Transforming Your Drama
When we started using the Dreaded Drama Triangle (DDT) to help us observe our own drama, both personally and in our marriage, we started asking some basic questions like “How does this drama get started in the first place?” “What is a better way to relate to ourselves and one another?”
As we researched the drama triangle, all we found were statements like: “Just don’t play those roles.” “Don’t get into the DDT in the first place.” Or, “just stop the drama.”
We even saw “no drama” stickers on computers and whiteboards. This approach denies the reality of being human. We all go reactive and have unresolved issues that are buried and, once triggered, can come out in a split second.
We continued to think deeply about how to transform and learn from our drama and discovered there are positive antidote roles that correspond to the DDT roles of Victim, Persecutor, and Rescuer. That’s where TED* (*The Empowerment Dynamic)® comes in, with its positive roles of Creator, Challenger, and Coach. Once we discovered the positive roles, we realized as human beings we now have a “place to go” with more empowering roles that are representative of our true essence as socially connected beings.
Here’s the paradox—spending more time in the TED* roles and your true essence requires that you embrace your drama, not push it away.

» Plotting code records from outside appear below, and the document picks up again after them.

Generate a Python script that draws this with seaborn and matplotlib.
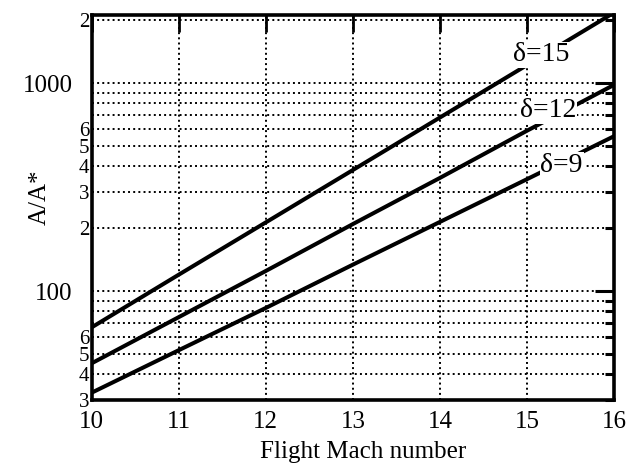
import matplotlib
matplotlib.use("Agg")
import matplotlib.pyplot as plt
import seaborn as sns
import pandas as pd
from matplotlib.ticker import FixedLocator, FixedFormatter, NullLocator

# Area ratio A/A* versus flight Mach number for three wedge angles
mach = [10, 11, 12, 13, 14, 15, 16]
ratio_d15 = [67, 120, 214, 382, 683, 1220, 2180]
ratio_d12 = [45, 75, 125, 210, 350, 590, 980]
ratio_d9 = [32.5, 52, 83, 134, 215, 345, 555]
series_names = ["δ=15", "δ=12", "δ=9"]

# curve label anchors (Mach, A/A*)
label_x = [15.17, 15.24, 15.40]
label_y = [1365, 741, 403]

major_y = [100, 1000]
major_y_labels = ["100", "1000"]
minor_y = [30, 40, 50, 60, 70, 80, 90, 200, 300, 400, 500, 600, 700, 800, 900, 2000]
minor_y_labels = ["3", "4", "5", "6", "", "", "", "2", "3", "4", "5", "6", "", "", "", "2"]
x_ticks = [10, 11, 12, 13, 14, 15, 16]

df = pd.concat([
    pd.DataFrame({"Mach": mach, "ratio": vals, "delta": name})
    for name, vals in zip(series_names, [ratio_d15, ratio_d12, ratio_d9])
])

sns.set_theme(style="white")
plt.rcParams["font.family"] = ["Liberation Serif", "DejaVu Serif"]

fig = plt.figure(figsize=(6.29, 4.76), dpi=100)
ax = fig.add_axes([0.146, 0.160, 0.830, 0.808])

sns.lineplot(data=df, x="Mach", y="ratio", hue="delta",
             palette=["black"] * 3, linewidth=2.9, legend=False, ax=ax,
             zorder=3)

ax.set_yscale("log")
ax.set_xlim(10, 16)
ax.set_ylim(30, 2120)

ax.yaxis.set_major_locator(FixedLocator(major_y))
ax.yaxis.set_major_formatter(FixedFormatter(major_y_labels))
ax.yaxis.set_minor_locator(FixedLocator(minor_y))
ax.yaxis.set_minor_formatter(FixedFormatter(minor_y_labels))
ax.xaxis.set_major_locator(FixedLocator(x_ticks))
ax.xaxis.set_minor_locator(NullLocator())

ax.grid(True, which="both", axis="y", linestyle=":", color="black", linewidth=1.4)
ax.grid(True, which="major", axis="x", linestyle=":", color="black", linewidth=1.4)

for s in ax.spines.values():
    s.set_color("black")
    s.set_linewidth(2.6)

ax.tick_params(axis="both", which="both", direction="in", color="black",
               top=True, right=True, labelcolor="black")
ax.tick_params(axis="y", which="major", length=14, width=2.2, pad=14, labelsize=18)
ax.tick_params(axis="y", which="minor", length=6.5, width=2.2, pad=2, labelsize=15)
ax.tick_params(axis="x", which="major", length=12, width=2.0, pad=8, labelsize=18)

ax.set_xlabel("Flight Mach number", fontsize=18, color="black")
ax.set_ylabel("A/A*", fontsize=18, color="black")
ax.xaxis.set_label_coords(0.519, -0.108)
ax.yaxis.set_label_coords(-0.10, 0.527)
ax.yaxis.label.set_verticalalignment("center")

for name, lx, ly in zip(series_names, label_x, label_y):
    ax.text(lx, ly, name, fontsize=20, color="black", ha="center", va="center",
            zorder=5, bbox=dict(facecolor="white", edgecolor="none", pad=0.5))

fig.savefig("out.png", dpi=100)
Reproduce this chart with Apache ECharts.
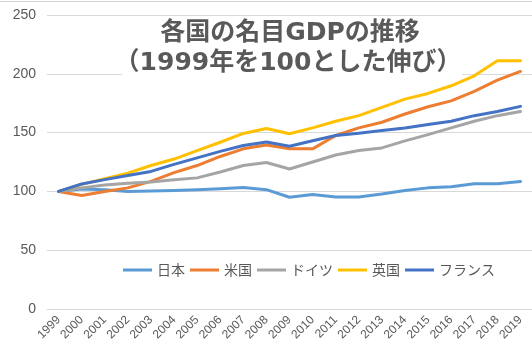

If you push it down and insincerely tell yourself and others that you shouldn’t have your drama, you are in danger of causing more suffering and harm by denying and repressing your feelings.
Acknowledging your drama is where your power lies, as a sign that you are open to some aspect of yourself and your experience that you want to recognize, learn from, and transform. When your drama comes up, and if it is not looked at and worked with, the pain that caused your reactive drama will go underground and stay there until there’s another triggering moment when it arises again, often with more power and force.
If you say to yourself and others, you only want to be happy and you want everyone to get along all the time, you are suggesting an impossible situation for humans. Therefore, denying drama works against the desire to transform drama.
We want to be clear here. We are not talking about wallowing in drama and using it to manipulate others or avoid taking responsibility for your actions. Instead, we are challenging you to see your drama sooner, so you can transform it faster.
As you have more compassion for your own drama, you may become kinder toward others who are having their drama moments. If you first embrace the idea that drama is a Challenger that has something to teach you (and your team or family) then you will have more patience and understanding to be “with it.” This is your first step to transforming drama.
It is often said, “Unless you have experienced hunger you cannot know what it feels like to be hungry.” Unless you allow yourself to experience your own drama (rather than suppressing it) you may not be present and able to support others when their drama arises.
When drama hits, pause, notice, and inquire: “What just happened that triggered me to go reactive?” This question will put you on the path to observing your drama moments. You may also ask: “How do I relate to my drama moment?” and “What is here for me to learn from this drama moment?”
What we have learned is that drama helps us to understand and listen to one another, to have compassion for what is arising. For this reason, it is vital that you learn to be with drama when it arises, so you can transform it and, as a Creator, choose more empowering ways of living and relating.